From a pricing perspective, it is difficult to tell the scale of the direct impact. I suspect in the summer there will be some homeowners who will want to sell at all costs, and not care what price they achieve. Savvy property buyers will swoop on those properties and drive a hard bargain, meaning there will be some short-term localised reductions in what properties sell in the summer for those that want to sell at any cost.
How Will This Affect Landlords & Tenants in the Portadown, Lurgan & Craigavon Area?
In the short term I suspect that the number of tenants moving will reduce in the next three to four months.

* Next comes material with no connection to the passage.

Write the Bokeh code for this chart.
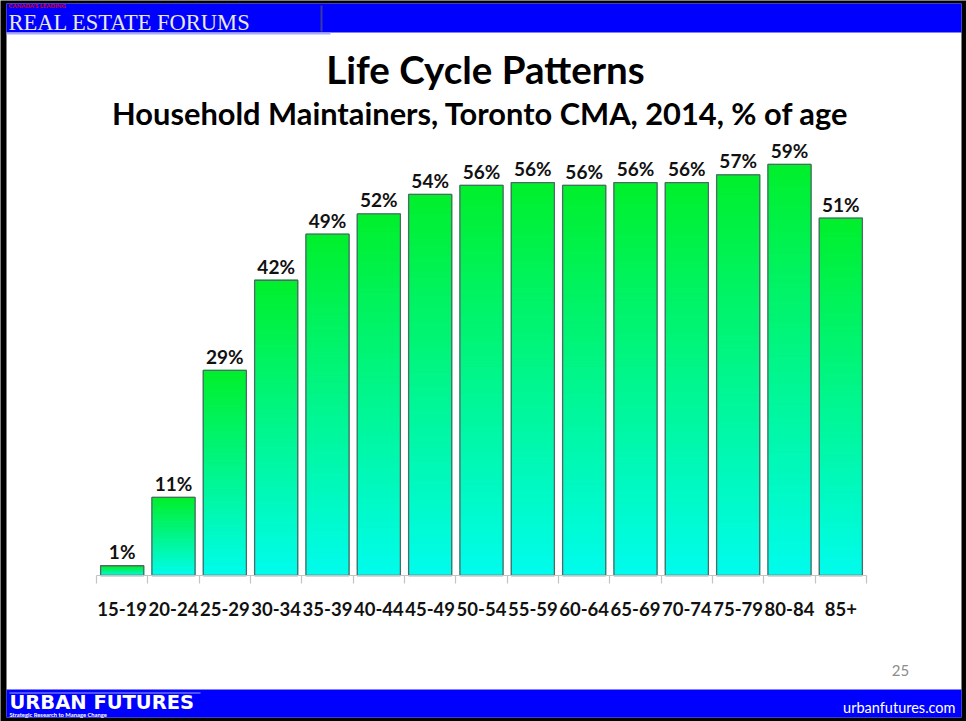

Tenants have peace of mind under the newly introduced Private Tenancies (Coronavirus Modifications) (Northern Ireland) Act 2020, that temporarily increases all Notice to Quit notices to a minimum period of 12 weeks and buy-to-let mortgage payment holidays for landlords whose tenants are in financial difficulty (note the tenants have to give proof to their landlord that they are unable to pay by supplying their applications to Universal Credit etc.)
With the measures implemented by the Government through furlough payments and access to benefits, for most tenants, rents will continue to be paid, making no major impression on rental prices in 2020.
All things considered, the outlook for the market remains ambiguous. On the optimistic side, the market will largely ‘pause’ in the short term and there won’t be damaging structural impacts on the long run performance of the economy and assuming there are no other seismic shocks in the coming weeks and months – in a few years’ time – this will be seen as a bump, albeit a rather big bump; another part of the roller coaster ride of the NI property market.